Kalpa is perched in one of the most beautiful places possible, facing snowy peaks that catch fire in the sunset. We spend a couple days here walking through the apple orchards following the concrete steps, leading up and down the hills of huts and homes. Men and women wear woolen box hats with green side flaps, a tradition in the Kinnaur Valley. On one of our evening walks through the village a group of local women by the temple invite us to have tea and sweets. We don’t speak any Hindi and they spoke very little English. Sitting on the floor we enjoy a sweet, greasy bread with coconut flakes and observe them cooking a plethora of food. 



We divert from the Kinnaur valley down a dead end road, but will return in a couple of days.

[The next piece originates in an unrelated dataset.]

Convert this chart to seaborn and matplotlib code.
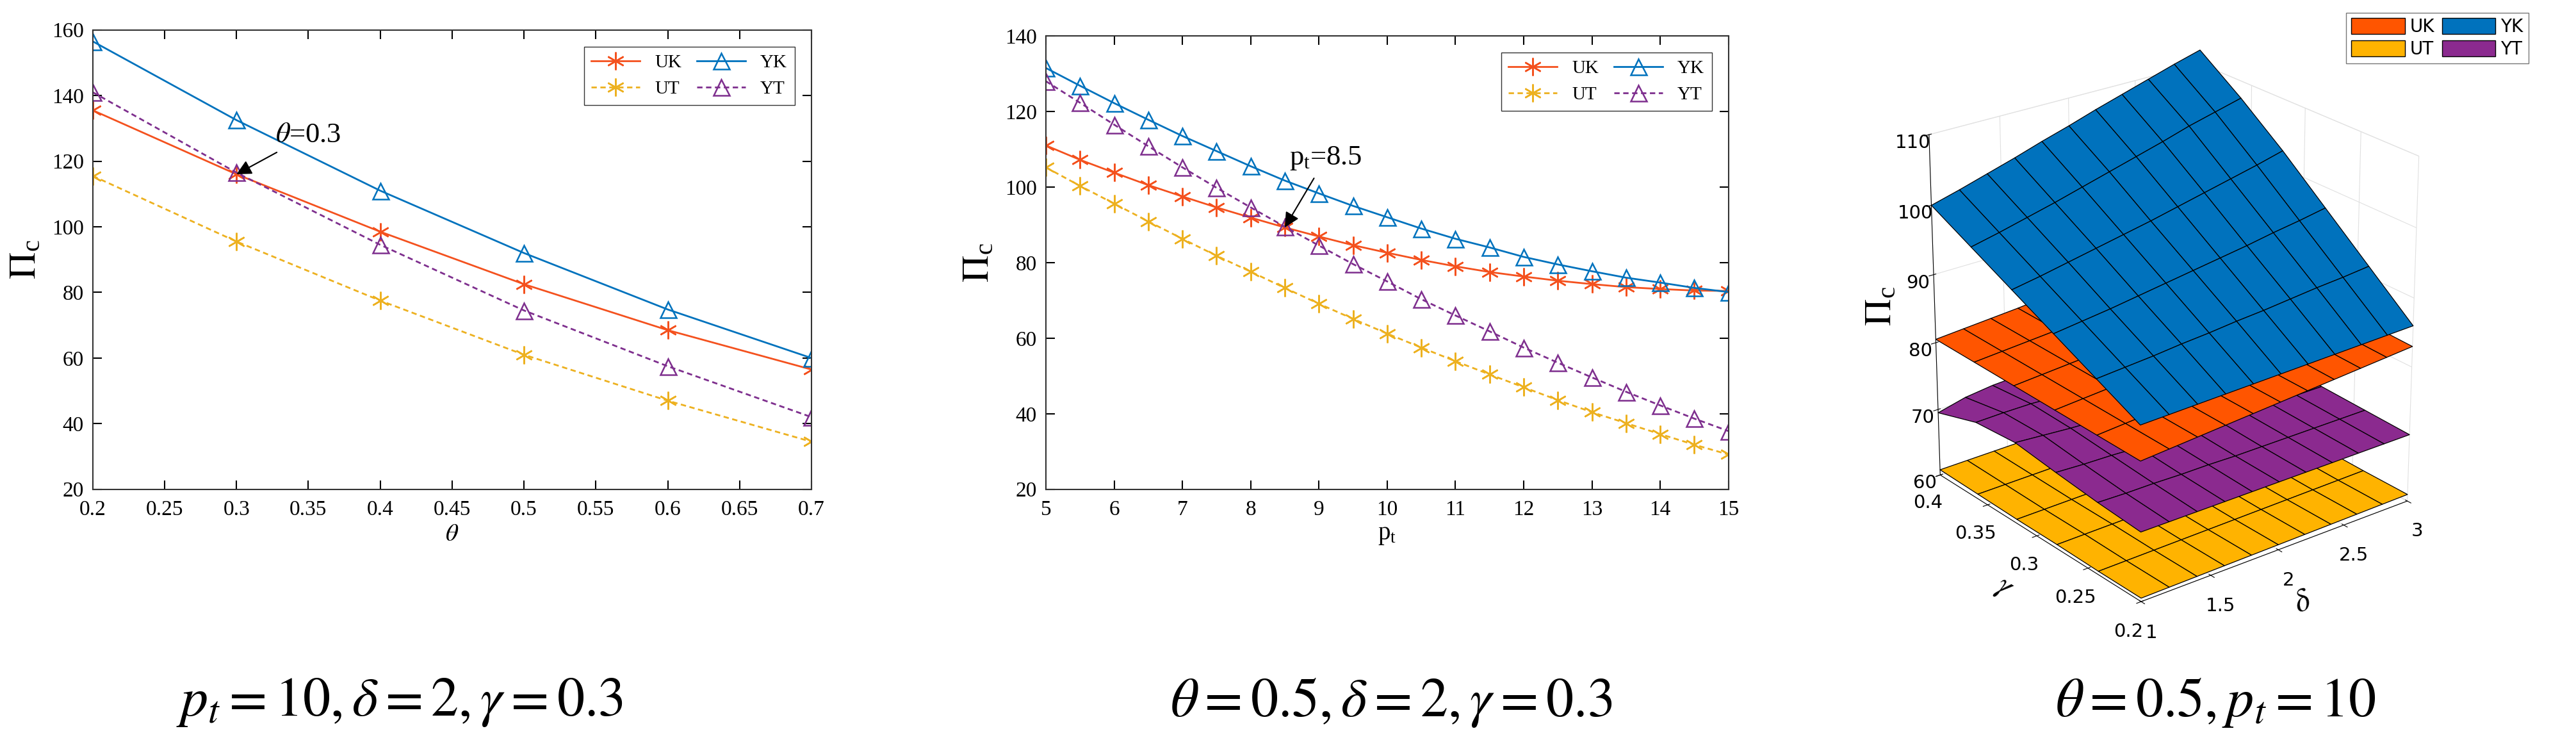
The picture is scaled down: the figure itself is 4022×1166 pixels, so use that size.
import numpy as np
import pandas as pd
import matplotlib
matplotlib.use("Agg")
import matplotlib.pyplot as plt
import seaborn as sns
from matplotlib.patches import Patch

# ---------------- data ----------------
theta = [0.2, 0.3, 0.4, 0.5, 0.6, 0.7]
th_UK = [135.5, 116.0, 98.5, 82.5, 68.5, 56.5]
th_YK = [156.5, 132.5, 111.0, 92.0, 74.8, 60.0]
th_UT = [115.5, 95.5, 77.5, 61.0, 47.0, 34.5]
th_YT = [141.0, 116.5, 94.5, 74.5, 57.5, 42.0]

pt = [5, 5.5, 6, 6.5, 7, 7.5, 8, 8.5, 9, 9.5, 10, 10.5, 11, 11.5, 12, 12.5, 13, 13.5, 14, 14.5, 15]
pt_YK = [131.5, 126.8, 122.2, 117.8, 113.5, 109.5, 105.5, 101.7, 98.3, 95.0, 92.0, 89.0, 86.3, 84.0, 81.5, 79.5, 77.7, 76.0, 74.7, 73.3, 72.2]
pt_UK = [111.0, 107.2, 103.8, 100.5, 97.5, 94.6, 91.9, 89.3, 86.9, 84.6, 82.6, 80.7, 79.0, 77.5, 76.3, 75.2, 74.3, 73.5, 73.0, 72.6, 72.5]
pt_YT = [128.0, 122.3, 116.5, 110.8, 105.2, 99.8, 94.6, 89.5, 84.5, 79.6, 75.0, 70.3, 66.0, 61.8, 57.5, 53.5, 49.6, 45.8, 42.2, 38.7, 35.4]
pt_UT = [105.2, 100.3, 95.6, 90.9, 86.3, 81.8, 77.6, 73.3, 69.1, 65.1, 61.2, 57.5, 53.9, 50.4, 47.0, 43.6, 40.4, 37.5, 34.6, 31.8, 29.2]

delta = [1.0, 1.2, 1.4, 1.6, 1.8, 2.0, 2.2, 2.4, 2.6, 2.8, 3.0]
gamma = [0.2, 0.24, 0.28, 0.32, 0.36, 0.4]
# rows: gamma, cols: delta
S_YK = [[85.0, 85.1, 85.2, 85.3, 85.4, 85.5, 85.6, 85.7, 85.8, 85.9, 86.0],
        [88.0, 88.3, 88.6, 89.0, 89.3, 89.7, 90.0, 90.4, 90.8, 91.1, 91.5],
        [91.0, 91.5, 92.0, 92.6, 93.2, 93.8, 94.4, 95.0, 95.7, 96.3, 97.0],
        [94.0, 94.7, 95.5, 96.3, 97.1, 97.9, 98.8, 99.7, 100.6, 101.5, 102.5],
        [97.0, 97.9, 98.9, 99.9, 101.0, 102.1, 103.2, 104.3, 105.5, 106.5, 107.5],
        [100.0, 101.1, 102.3, 103.5, 104.8, 106.0, 107.3, 108.5, 109.7, 110.9, 112.0]]
S_UK = [[80.0, 80.3, 80.6, 80.9, 81.2, 81.5, 81.8, 82.1, 82.4, 82.7, 83.0],
        [80.1, 80.4, 80.7, 81.0, 81.3, 81.6, 81.9, 82.3, 82.6, 82.9, 83.2],
        [80.2, 80.5, 80.8, 81.1, 81.4, 81.8, 82.1, 82.5, 82.8, 83.1, 83.4],
        [80.3, 80.6, 80.9, 81.2, 81.6, 81.9, 82.3, 82.7, 83.0, 83.3, 83.6],
        [80.4, 80.7, 81.0, 81.3, 81.7, 82.0, 82.4, 82.8, 83.2, 83.5, 83.8],
        [80.5, 80.8, 81.1, 81.4, 81.8, 82.2, 82.6, 83.0, 83.3, 83.7, 84.0]]
S_YT = [[70.0, 70.0, 70.0, 70.0, 70.0, 70.0, 70.0, 70.0, 70.0, 70.0, 70.0],
        [70.5, 70.4, 70.4, 70.3, 70.3, 70.2, 70.2, 70.2, 70.2, 70.2, 70.2],
        [71.2, 71.0, 70.9, 70.7, 70.6, 70.5, 70.5, 70.4, 70.4, 70.4, 70.4],
        [72.0, 71.7, 71.4, 71.2, 71.0, 70.9, 70.8, 70.7, 70.7, 70.6, 70.6],
        [71.5, 71.6, 71.6, 71.4, 71.3, 71.1, 71.0, 70.9, 70.9, 70.8, 70.8],
        [69.5, 70.5, 71.0, 71.2, 71.2, 71.1, 71.1, 71.0, 71.0, 71.0, 71.0]]
S_UT = [[60.5, 60.55, 60.6, 60.65, 60.7, 60.75, 60.8, 60.85, 60.9, 60.95, 61.0],
        [60.5, 60.55, 60.6, 60.65, 60.7, 60.75, 60.8, 60.85, 60.9, 60.95, 61.0],
        [60.6, 60.65, 60.7, 60.75, 60.8, 60.85, 60.9, 60.95, 61.0, 61.05, 61.1],
        [60.6, 60.65, 60.7, 60.75, 60.8, 60.85, 60.9, 60.95, 61.0, 61.05, 61.1],
        [60.7, 60.75, 60.8, 60.85, 60.9, 60.95, 61.0, 61.05, 61.1, 61.15, 61.2],
        [60.8, 60.85, 60.9, 60.95, 61.0, 61.05, 61.1, 61.15, 61.2, 61.25, 61.3]]

C_UK = "#F4511E"; C_YK = "#0072BD"; C_UT = "#EDB120"; C_YT = "#7E2F8E"
C_UKs = "#FF5500"; C_UTs = "#FFB300"; C_YTs = "#8B2A8F"

serif = "Liberation Serif"
plt.rcParams["font.family"] = serif
plt.rcParams["mathtext.fontset"] = "stix"

fig = plt.figure(figsize=(40.22, 11.66), dpi=100)

ASTER = (6, 2, 0)
styles = [("UK", C_UK, "-", ASTER), ("YK", C_YK, "-", "^"),
          ("UT", C_UT, (0, (3, 2)), ASTER), ("YT", C_YT, (0, (3, 2)), "^")]

def line_panel(ax, x, series, xlim, ylim, xticks, yticks, xlabel):
    for (name, col, ls, mk), y in zip(styles, series):
        df = pd.DataFrame({"x": x, "y": y})
        sns.lineplot(data=df, x="x", y="y", ax=ax, color=col, linestyle=ls,
                     lw=2.0, marker=mk, markersize=18 if mk == "^" else 20,
                     markerfacecolor="none", markeredgecolor=col,
                     markeredgewidth=1.8, label=name)
    ax.set_xlim(*xlim); ax.set_ylim(*ylim)
    ax.set_xticks(xticks); ax.set_yticks(yticks)
    ax.tick_params(direction="in", top=True, right=True, labelsize=24, length=10, width=1.5)
    ax.tick_params(axis="x", pad=12)
    ax.tick_params(axis="y", pad=10)
    for s in ax.spines.values():
        s.set_linewidth(1.5); s.set_color("#333333")
    ax.set_ylabel(r"$\Pi_\mathregular{c}$", fontsize=42, labelpad=10)
    ax.set_xlabel(xlabel, fontsize=28)
    h, l = ax.get_legend_handles_labels()
    order = [0, 2, 1, 3]
    ax.legend([h[i] for i in order], [l[i] for i in order], ncol=2, loc="upper right",
              fontsize=21, frameon=True, fancybox=False, edgecolor="black",
              handlelength=2.6, columnspacing=0.8, borderaxespad=0.9)

ax1 = fig.add_axes([0.036, 0.345, 0.279, 0.615])
line_panel(ax1, theta, [th_UK, th_YK, th_UT, th_YT], (0.2, 0.7), (20, 160),
           np.arange(0.2, 0.7001, 0.05), np.arange(20, 161, 20), r"$\theta$")
ax1.set_xticklabels(["0.2", "0.25", "0.3", "0.35", "0.4", "0.45", "0.5", "0.55", "0.6", "0.65", "0.7"])
ax1.annotate(r"$\theta$=0.3", xy=(0.3, th_UK[1]), xytext=(0.35, 124), fontsize=32,
             ha="center", va="bottom",
             arrowprops=dict(arrowstyle="-|>", color="black", lw=1.5, mutation_scale=35,
                             shrinkA=6, shrinkB=0))

ax2 = fig.add_axes([0.406, 0.345, 0.265, 0.607])
line_panel(ax2, pt, [pt_UK, pt_YK, pt_UT, pt_YT], (5, 15), (20, 140),
           np.arange(5, 16, 1), np.arange(20, 141, 20), r"$\mathregular{p_t}$")
ax2.annotate(r"$\mathregular{p_t}$=8.5", xy=(8.5, pt_UK[7]), xytext=(9.1, 104), fontsize=32,
             ha="center", va="bottom",
             arrowprops=dict(arrowstyle="-|>", color="black", lw=1.5, mutation_scale=35,
                             shrinkA=6, shrinkB=0))

# 3D panel
ax3 = fig.add_axes([0.725, 0.14, 0.23, 0.84], projection="3d")
D, G = np.meshgrid(delta, gamma)
for Z, col in [(S_UT, C_UTs), (S_YT, C_YTs), (S_UK, C_UKs), (S_YK, C_YK)]:
    ax3.plot_surface(D, G, np.array(Z), color=col, edgecolor="black", linewidth=0.9,
                     shade=False, antialiased=True)
ax3.set_xlim(1, 3); ax3.set_ylim(0.2, 0.4); ax3.set_zlim(60, 110)
ax3.set_xticks([1, 1.5, 2, 2.5, 3]); ax3.set_xticklabels(["1", "1.5", "2", "2.5", "3"])
ax3.set_yticks([0.2, 0.25, 0.3, 0.35, 0.4]); ax3.set_yticklabels(["0.2", "0.25", "0.3", "0.35", "0.4"])
ax3.set_zticks([60, 70, 80, 90, 100, 110])
ax3.view_init(elev=24, azim=-128)
for a in (ax3.xaxis, ax3.yaxis, ax3.zaxis):
    a.pane.fill = False
    a.pane.set_edgecolor("#dddddd")
    a._axinfo["grid"]["color"] = "#e0e0e0"
ax3.tick_params(labelsize=21)
ax3.tick_params(axis="x", pad=8)
ax3.tick_params(axis="y", pad=8)
for t in ax3.get_xticklabels() + ax3.get_yticklabels() + ax3.get_zticklabels():
    t.set_fontfamily("DejaVu Sans")
ax3.set_xlabel(r"$\delta$", fontsize=36, labelpad=18)
ax3.set_ylabel(r"$\gamma$", fontsize=36, labelpad=20)
ax3.zaxis.set_rotate_label(False)
ax3.set_zlabel(r"$\Pi_\mathregular{c}$", fontsize=42, labelpad=18, rotation=90)
ax3.set_box_aspect((1, 1, 1.1))
fig.legend(handles=[Patch(facecolor=C_UKs, edgecolor="black", label="UK"),
                    Patch(facecolor=C_UTs, edgecolor="black", label="UT"),
                    Patch(facecolor=C_YK, edgecolor="black", label="YK"),
                    Patch(facecolor=C_YTs, edgecolor="black", label="YT")],
           ncol=2, loc="upper right", bbox_to_anchor=(0.985, 0.995),
           prop={"family": "DejaVu Sans", "size": 20}, fancybox=False,
           edgecolor="#555555", handlelength=3.0, handleheight=1.0,
           columnspacing=0.4, handletextpad=0.3, labelspacing=0.25, borderpad=0.3)

fig.text(0.155, 0.06, r"$p_t=10,\delta=2,\gamma=0.3$", fontsize=62, ha="center", va="center")
fig.text(0.54, 0.06, r"$\theta=0.5,\delta=2,\gamma=0.3$", fontsize=62, ha="center", va="center")
fig.text(0.86, 0.06, r"$\theta=0.5,p_t=10$", fontsize=62, ha="center", va="center")

fig.savefig("out.png", dpi=100, facecolor="white")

Every motorcyclist since Ladakh has advised us not to miss Sangla valley and Chitkul, the highest village at the end of the road. Air is crisp, forest is clean, and fresh water creeks spill from every direction. In Sangla we do our usual survey of guesthouses to find the best deal and the best view. Ankush, his father and Prabhat are adventurers from Delhi. Whenever they can sneak away they jump on a 20 hour bus heading to the mountains. We drink tea sharing stories of the Himalaya and make plans to meet the following day in Chitkul. They even invite us to their home in Delhi when we're done riding. 



Orange and yellow larches paint the hillsides that lead us to Chitkul. A passport check, and a chain wedged between the cassette and spokes (my worst nightmare) are our only delays. Gray clouds start to move in and rain is imminent. We huddle inside a restaurant with a few others and decide to meet again that evening. We had a pretty motley crew of travelers: a couple older and well traveled German guys, Ankush and Prabhat, two Israeli motorcyclist fresh out of the army, and a fellow Swiss cyclist, jamming Indian tunes and slamming endless veg pakora all night. 



Tea breaks have turned to apple breaks. Kinnaur provides apples for all of India and many other parts of the world. Long wires drape across the vast valley connecting either side –What are these wires for? How does it work? Do people cross in those little baskets?!? A man tosses us a couple of Kinnaur's finest from the boxes of apples brought over from the orchards on the other side. We munch and watch as a motorized cart full of apples crosses the 500 feet. And yes, people do get in these tiny wobbly carts suspended 1,000 feet in the air.



The further we move into the valley the busier the road and the faster the cars. It is pavement from here to Shimla, trucks are zooming by at a million miles an hour, the villages are dirty and lacking in charm. The closer we get to Shimla, the capital, the worse it's going to get. 

Why bother? We’re done. No more cycling in India. 

After 1,000 miles of riding in the Indian Himalaya we decided to finish our India portion of riding in the busy town of Tapri just outside of Chitkul, ignoring the last 100 miles to Shimla we had planned. 



We sit at the edge of Tapri trying to catch a truck heading towards Shimla. One guy asks 7,000rs to get us only half way – too rich for our blood. So we wait. Eric sticks his head in every passing truck trying to convince them to let us and our bikes come along. Sunil, a government contract driver,  agrees and even refuses our offer to pay saying, “You are my guest, and here in Kinnaur, guests are like gods.” Sunil shows us incredible kindness, even arranging a fair price for a hotel when we get to Shimla 6 hours later. 


Traffic.

  

Shimla is crazy: shops galore, many kinds of monkeys, and even Pizza Hut! The “Gateway to the Himalayas” and the capital of Himachal Pradesh (the state we have been riding in for the last month). We are back to civilization but Monkeys have taken over the town, jumping from rooftop to rooftop, digging in the garbage, and chasing each other down electrical wires. We grab breakfast in a cafe straight out of the 1920's and enjoy our new found surroundings. 

Stomachs full of ice-cream, we look into the over populated valley. Buildings stacked on buildings like legos as far as the eye can see. Two months ago we started our ride in India. Today we have completed our first big section in a foreign country. For the next few weeks we will take a series of trains and busses through the plains of India visiting: Delhi, Agra, Varanasi, Bodh Gaya, and Sarnath. 

Next up: Nepal, to ride the Annapurna circuit!